Bart is saved though by a pretty unlikely person. Mr. Burns. There’s some sort of rich-people party going on at the Woosterfield Mansion, and Burns and Smithers let Bart out of the mausoleum and chat with him. Turns out the Woosterfield’s are worth more than Burns, so he treats Bart well and talks to him about how horrible siblings in rich families can be. He basically admits to Bart that he murdered all of his own siblings to become sole heir, and that that’s probably what these half-siblings are going to do.

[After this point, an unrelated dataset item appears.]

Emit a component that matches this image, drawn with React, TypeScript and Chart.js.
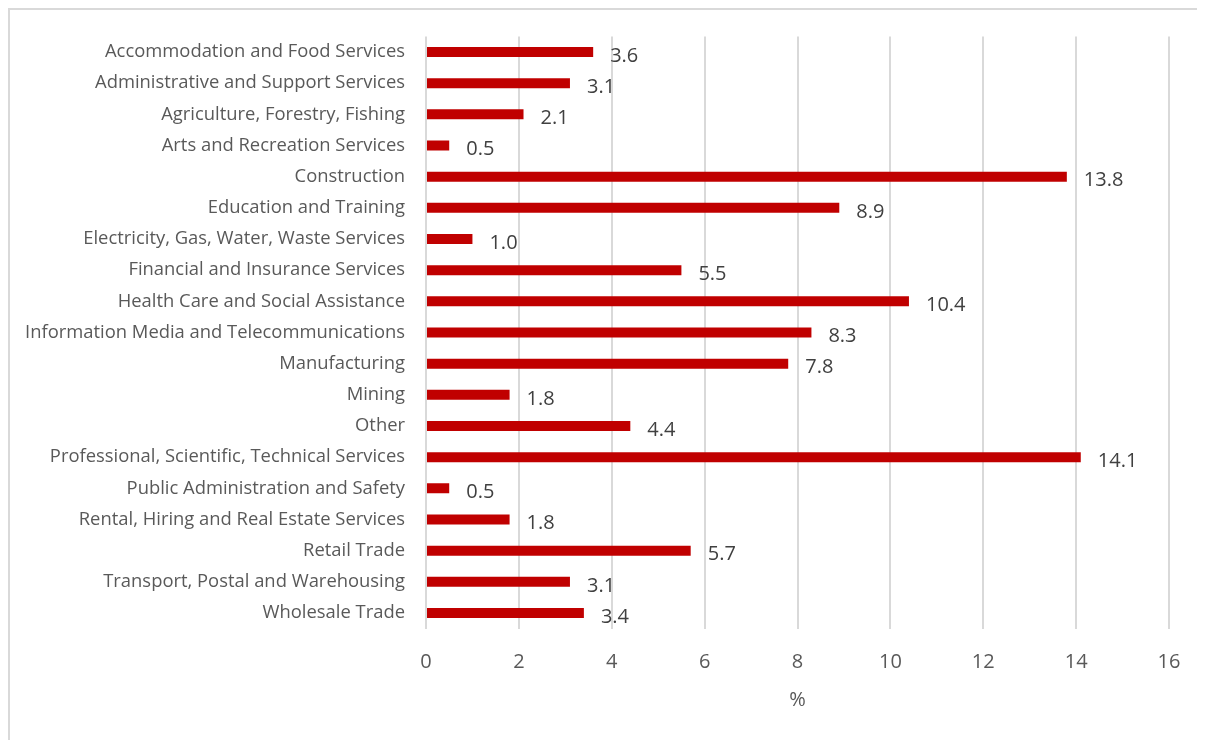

Bart starts to panic, realizing that Simon knew his half-siblings were out to kill him and wanted to trick Bart into getting killed instead, so he gets ready to flee. This is ruined though when the half-siblings show up and announce that the family are going to Aspen for a “ski trip” which was one of the suggestions Mr. Burns made about ways they could kill him. So that’s a red flag, but Bart won’t admit who he really is, and has to go to Aspen.
Meanwhile, Simon is getting used to life as Bart, and is spending a lovely evening listing to all of Grandpa’s ramblings. And this is the final straw for Lisa, who confronts Simon and demands to know who he actually is. Simon tells Lisa the truth, including the fact that the siblings are probably trying to kill him, and Lisa forces him to admit the truth. So Simon tells Homer and Marge, and the family race off to Aspen to save Bart.
Simon and the Simpsons arrive in Aspen just in time to witness Bart almost die. The siblings push Bart down a black diamond ski trail, hoping that he’ll crash and die. Homer springs into action though and grabs Bart, causing the two to roll down the mountain and become a giant snowball. There’s some slapstick goofiness with the snowball, but they eventually get down to the bottom, mostly fine, and Simon is returned to the Woosterfields and Bart comes home with the family.
I’m kind of shocked that it took this long for them to try and do a Prince and the Pauper episode of the Simpsons, and I guess that this is a serviceable story. My main complaint about the episode is the same one that I have with most episodes that revolve around Bart being an asshole, and that’s the fact that they make Bart so goddamn horrible. Bart is a monster in this episode, until he starts almost getting killed by his fake half-siblings, and that plot is so overdone. We’ve seen way too many episodes about Bart being too bad, and Homer and Marge debating whether or not this is just a phase. We’ve seen it all before, dozens of times, and it’s wearing thin. The episode is bolstered by the insane plot twist that Simon was the one conning Bart, and that he was fully aware that Bart may have been assassinated, but it wasn’t really enough to make an episode that worked.
Take Away: Don’t make weird agreements to switch places with your doppelganger. You’re always getting screwed over.